NO MORE: Sue-Ellen Walk and daughter Taylor raise awareness of the serious issue of bullying.
NO MORE: Sue-Ellen Walk and daughter Taylor raise awareness of the serious issue of bullying. Kathy Dumbleton

Bullying a constant battle for Taylor

AS A parent all you want is the best for your children.

For Sue-Ellen Walk, a constant battle against her daughter Taylor's bullying has affected this young Biloela family.

"It started day five of Year 7 last year with name calling," Sue-Ellen said.

The torment escalated with a physical altercation and the offenders were made to apologise.

A stream of one-off incidents followed and Sue-Ellen felt hopeless in her concern for her 12-year-old daughter.

"It did get to the point when Taylor just didn't want to go to school," she said.

"It was affecting her health. She was getting headaches.

"I took her to a paediatrician in Brisbane and a youth worker at Anglicare to help her through it."
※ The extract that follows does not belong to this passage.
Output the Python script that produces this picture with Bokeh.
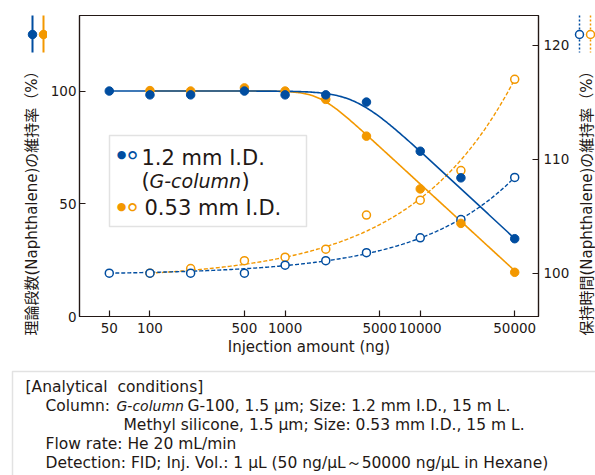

Through all of this, Taylor was having trouble coping with the assessment workload of Year 7 as well as the constant torment in the school grounds.

"I used to get up each morning and just say to myself I wonder what they are going to do to me today," Taylor said.

While Sue-Ellen did her best to stay on top of the issue, the bullying took a toll on her as a mother.

"Some nights I would just lay in bed and cry," she said.

Sue-Ellen and her husband Andrew were even at the point where they contemplated moving.

Earlier this year the bullying took on an even harsher tone when the ridicule happened at the local swimming pool.

"Taylor messaged me to come and pick her up after she had just said she was going to KFC with some friends," Sue-Ellen said.

"When I got to the pool she was outside crying and the girls were there on their scooters just about to leave."

At this point, Sue-Ellen confronted the girls responsible for abusing her daughter but even this was not enough to stop it from happening again.

"All I wanted to do was protect my daughter."

At her wit's end, she went to the police station where she was told to keep a journal of the events.

More incidents followed, with Taylor having rocks thrown at her and even being followed home to her house.

In the first week of the school year the offenders attacked again when Taylor was pushed into a pole and down a hill.

It was this physical interaction that warranted suspension.

It has been a long road but the parties responsible are now being held accountable for their actions as a result of Sue-Ellen's persistence and strong will in defending her daughter.

"I won't give up," Sue-Ellen said.

"I'm hoping for a better year this year, fingers crossed."

As for Taylor she has aspirations of becoming a mechanic or a paramedic.